Insbesondere das Thema Netze hat es in sich, wenn es um Integration und verteilte DV in heterogenen Umgebungen geht. Die Anforderungen an ihre Leistungsfähigkeit werden weit schneller wachsen als in jedem anderen Teilbereich im Netz. Vor allem die Online-Transaktionsverarbeitung bleibe keine Angelegenheit für zeitkritische Datenverarbeitung bei Banken und Versicherungen, sondern werde auch in Bereichen wie der Auftragsbearbeitung bei wesentlich kleineren Unternehmen Fuß fassen, so der Tenor einer Arbeitsgruppe.

Der gegenwärtige Zustand der Unternehmensnetze ist vor solchem Hintergrund nicht gerade berauschend. Der knappe Befund von Intercom-Mann Schäfer: "Durcheinander statt miteinander" mit dem Effekt eines "Machtverlustes des DV-Managements".

Aber die Situation ist keineswegs hoffnungslos, denn im Netzsegment gibt es reichlich Standards, für die Zukunft zeichnet sich eine Vereinfachung dadurch ab, daß zunehmend ohne fundierte Netzkenntnisse bei der Programmierung die Application Programming Interfaces adressiert werden können.

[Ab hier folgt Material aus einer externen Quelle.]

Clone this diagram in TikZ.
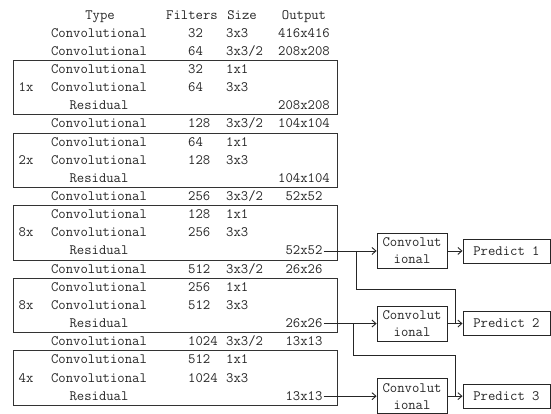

Vereinfachung in komplexeren Umgebungen könnte man es nennen, was sich da vollzieht. Diese Tendenz läßt sich auch bei den grafischen Benutzeroberflächen und den Tools feststellen. Aus beiden werden Endanwender wie DV-Fachleute viel Nutzen ziehen können - aber nicht immer, wie das Unix-Seminar feststellen konnte.

So laufen die Runtime-Elemente mancher Tools nur in bestimmten Hardware-Umgebungen, bringen folglich neue Bindungen mit sich. Und wer den Endanwendern die Frage stellt, ob sie grafische Benutzeroberflächen, Mäuse etc. wollen, braucht sich, so die Erfahrung von DV-Planerin Faleschini, nicht zu wundern, wenn die sich für die teuerste Lösung entscheiden.

Absage an die Modetrends

Jaromir Smerda, Abteilungsleiter EDV-Anwendungsentwicklung und Konzepte bei der Salzburger Sparkasse Bank AG, warnte vor Modetrends. So sei eine schicke Benutzeroberfläche mit Mausbedienung beispielsweise für den Schalterangestellten an seinem Bankterminal ein teurer und kontraproduktiver Fehler. Davon hätten nur die Hardwaredrücker was - ausgerechnet unter Unix.